Can Someone Withdraw Money on My Behalf?
Understand how to legally allow others to access your funds and secure your accounts from unauthorized transactions.
Understand how to legally allow others to access your funds and secure your accounts from unauthorized transactions.
Allowing another person to withdraw money from your bank account can be a practical solution in various situations. This arrangement might be necessary for managing finances for a family member, particularly during periods of travel or illness, or simply for convenience. Understanding the legal mechanisms and important considerations involved in granting such access is essential to protect your financial well-being. This article explores legal methods for granting access and the associated responsibilities.
Several established legal methods allow another individual to access your bank accounts, each providing a different level of control and distinct implications.
A Power of Attorney (POA) is a legal document where you, as the principal, grant authority to a trusted agent to act on your behalf in financial matters.
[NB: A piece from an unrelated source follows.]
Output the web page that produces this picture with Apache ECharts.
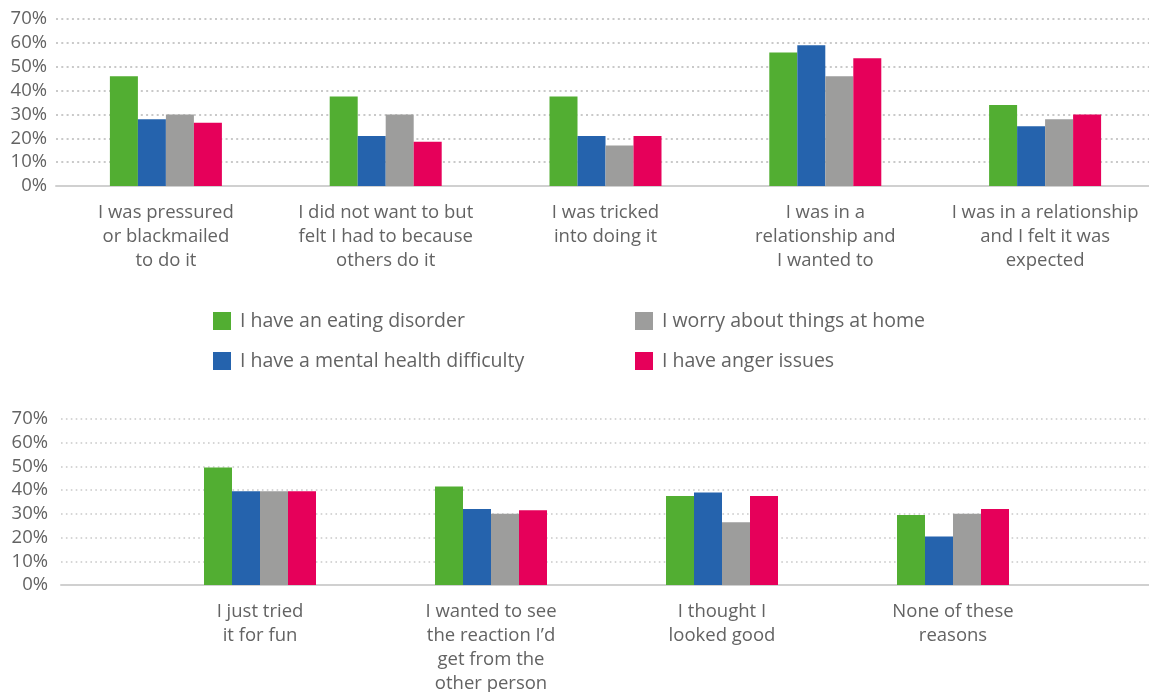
<!DOCTYPE html>
<html>
<head>
<meta charset="utf-8">
<script src="https://cdn.jsdelivr.net/npm/echarts@6/dist/echarts.min.js"></script>
<style>html,body{margin:0;padding:0;background:#fff;}#c{width:1149px;height:692px;}</style>
</head>
<body>
<div id="c"></div>
<script>
const seriesNames = ['I have an eating disorder', 'I have a mental health difficulty', 'I worry about things at home', 'I have anger issues'];
const colors = ['#52AE32', '#2563AD', '#9D9D9C', '#E6005A'];

const topCategories = [
  'I was pressured\nor blackmailed\nto do it',
  'I did not want to but\nfelt I had to because\nothers do it',
  'I was tricked\ninto doing it',
  'I was in a\nrelationship and\nI wanted to',
  'I was in a relationship\nand I felt it was\nexpected'
];
const topEating = [46, 37.5, 37.5, 56, 34];
const topMental = [28, 21, 21, 59, 25];
const topWorry  = [30, 30, 17, 46, 28];
const topAnger  = [26.5, 18.5, 21, 53.5, 30];

const bottomCategories = [
  'I just tried\nit for fun',
  'I wanted to see\nthe reaction I\u2019d\nget from the\nother person',
  'I thought I\nlooked good',
  'None of these\nreasons'
];
const bottomEating = [49.5, 41.5, 37.5, 29.5];
const bottomMental = [39.5, 32, 39, 20.5];
const bottomWorry  = [39.5, 30, 26.5, 30];
const bottomAnger  = [39.5, 31.5, 37.5, 32];

const yTicks = ['0%', '10%', '20%', '30%', '40%', '50%', '60%', '70%'];

const FONT = "'Open Sans', 'Noto Sans', sans-serif";
const TXT = '#636363';

const chart = echarts.init(document.getElementById('c'), null, {renderer: 'canvas'});

function yAxisFor(grid, show, margin, dotW) {
  return {
    type: 'value', gridIndex: grid, min: 0, max: 70, interval: 10, show: show,
    axisLine: {show: false}, axisTick: {show: false},
    axisLabel: {show: show, margin: margin, color: TXT, fontFamily: FONT, fontSize: 18.5,
      formatter: function (v) { return yTicks[Math.round(v / 10)]; }},
    splitLine: {show: show, lineStyle: {color: '#c9c9c9', width: dotW, type: [dotW, 3.3]}}
  };
}

const topData = [topEating, topMental, topWorry, topAnger];
const bottomData = [bottomEating, bottomMental, bottomWorry, bottomAnger];

const series = [];
for (let i = 0; i < 4; i++) {
  series.push({
    name: seriesNames[i], type: 'bar', xAxisIndex: 0, yAxisIndex: 0,
    data: topData[i], barWidth: 28, barGap: '0%', itemStyle: {color: colors[i]}, silent: true
  });
}
for (let i = 0; i < 4; i++) {
  series.push({
    name: seriesNames[i], type: 'bar', xAxisIndex: 2, yAxisIndex: 2,
    data: bottomData[i], barWidth: 28, barGap: '0%', itemStyle: {color: colors[i]}, silent: true
  });
}

const legendText = {color: TXT, fontFamily: FONT, fontSize: 19.5, padding: [0, 0, 0, 4]};

chart.setOption({
  animation: false,
  backgroundColor: '#fff',
  grid: [
    {left: 56, top: 19, width: 1099, height: 167, outerBoundsMode: 'none', containLabel: false},
    {left: 61, top: 419, right: 0, height: 166, outerBoundsMode: 'none', containLabel: false},
    {left: 144.5, top: 419, width: 924, height: 166, outerBoundsMode: 'none', containLabel: false}
  ],
  legend: [
    {data: [seriesNames[0], seriesNames[1]], orient: 'vertical', left: 208, top: 306,
      itemWidth: 18, itemHeight: 18, itemGap: 20, icon: 'rect', textStyle: legendText, selectedMode: false},
    {data: [seriesNames[2], seriesNames[3]], orient: 'vertical', left: 630, top: 306,
      itemWidth: 18, itemHeight: 18, itemGap: 20, icon: 'rect', textStyle: legendText, selectedMode: false}
  ],
  xAxis: [
    {type: 'category', gridIndex: 0, data: topCategories,
      axisLine: {lineStyle: {color: '#d0d0d0', width: 2}}, axisTick: {show: false},
      axisLabel: {interval: 0, margin: 15, color: TXT, fontFamily: FONT, fontSize: 18.5, lineHeight: 24, align: 'center'}},
    {type: 'value', gridIndex: 1, min: 0, max: 1,
      axisLine: {show: true, onZero: false, lineStyle: {color: '#d0d0d0', width: 2}}, axisTick: {show: false},
      axisLabel: {show: false}, splitLine: {show: false}},
    {type: 'category', gridIndex: 2, data: bottomCategories,
      axisLine: {show: false}, axisTick: {show: false},
      axisLabel: {interval: 0, margin: 15, color: TXT, fontFamily: FONT, fontSize: 18.5, lineHeight: 24, align: 'center'}}
  ],
  yAxis: [
    yAxisFor(0, true, 9, 2),
    yAxisFor(1, true, 13, 1.6),
    yAxisFor(2, false, 0, 1)
  ],
  series: series
});
</script>
</body>
</html>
A POA can be general, allowing broad authority, or specific, limiting power to particular transactions like bank withdrawals. A durable POA remains effective even if you become incapacitated, often chosen for estate planning. The agent under a POA has a fiduciary duty, meaning they must act in your best interest.
Another way to share access is through a joint bank account, where two or more individuals are named on the account and can manage it. Both joint account holders have equal rights to deposit, withdraw, and manage the funds. Joint accounts often come with rights of survivorship, meaning that upon the death of one account holder, the funds automatically pass to the surviving owner(s) without going through probate.
Distinguished from a joint account holder is an authorized signer. An authorized signer has permission to conduct transactions, such as making deposits or withdrawals, on an account but does not own the funds within it. Their authority is limited and typically ends upon the death of the primary account holder. Lastly, a trust, established with a designated trustee, can manage assets for beneficiaries according to its specific terms, allowing the trustee to make withdrawals as outlined in the trust document.
Formally setting up authorized access to your financial accounts involves specific procedural steps depending on the method chosen. To create a Power of Attorney, the document typically needs to be drafted, clearly stating the powers granted to the agent. The principal must sign the POA document, and in most states, it requires notarization to be legally binding, with some states also requiring witnesses. It is advisable to provide a copy of the executed POA to your bank or other financial institutions and confirm they will honor it to prevent potential issues.
For establishing a joint bank account, the process typically requires both prospective account holders to be present at the bank. They will be required to provide government-issued identification, Social Security numbers, and other personal information. Some banks may allow adding a joint account holder to an existing individual account, which typically also requires an in-person visit.
Adding an authorized signer to an account involves bank-specific procedures. This requires the account owner to complete specific forms and the authorized signer to provide identification. This process grants limited access without conferring ownership rights. Establishing a trust typically requires legal counsel to draft the document and transfer assets into its name.
Safeguarding your financial accounts involves consistent security practices. Establishing strong, unique passwords for all online banking accounts is a primary protective measure. Passwords should ideally be at least 12 characters long and include a mix of uppercase and lowercase letters, numbers, and symbols. Enabling multi-factor authentication (MFA) adds an important layer of security, requiring a second form of verification, such as a code sent to your phone or a biometric scan, in addition to your password.
Regularly monitoring account statements and transaction history is also an important preventative action. This allows prompt detection of suspicious activity or errors. Many financial institutions offer real-time alerts for account activities. When granting access, consider limiting the scope of authority granted through a specific or limited Power of Attorney rather than a general one. Open communication and a foundation of trust with any individual granted financial access are also important to help ensure funds are managed responsibly and according to your intentions.
If money is withdrawn from your account without your permission, taking immediate action is important. An unauthorized withdrawal is any transaction from your bank account that you did not approve, which can result from fraud, identity theft, or misuse by an authorized party operating beyond their granted scope. The first step is to contact your financial institution immediately to report the unauthorized transaction and freeze the account if necessary.
Consumer protection laws provide recourse for such incidents. The Electronic Fund Transfer Act (EFTA) offers protections for unauthorized electronic fund transfers, such as those made with a debit card. Under EFTA, your liability for unauthorized transactions is limited, especially if you report the issue promptly within two business days of discovery, which can limit your liability to $50. Similarly, the Fair Credit Billing Act (FCBA) protects consumers from unfair credit billing practices and limits liability for unauthorized charges on credit cards to $50, provided you notify the creditor within 60 days of receiving the statement. It is advisable to document all communications with your bank and law enforcement, including dates, times, and names of individuals spoken to, and retain copies of any reports or evidence.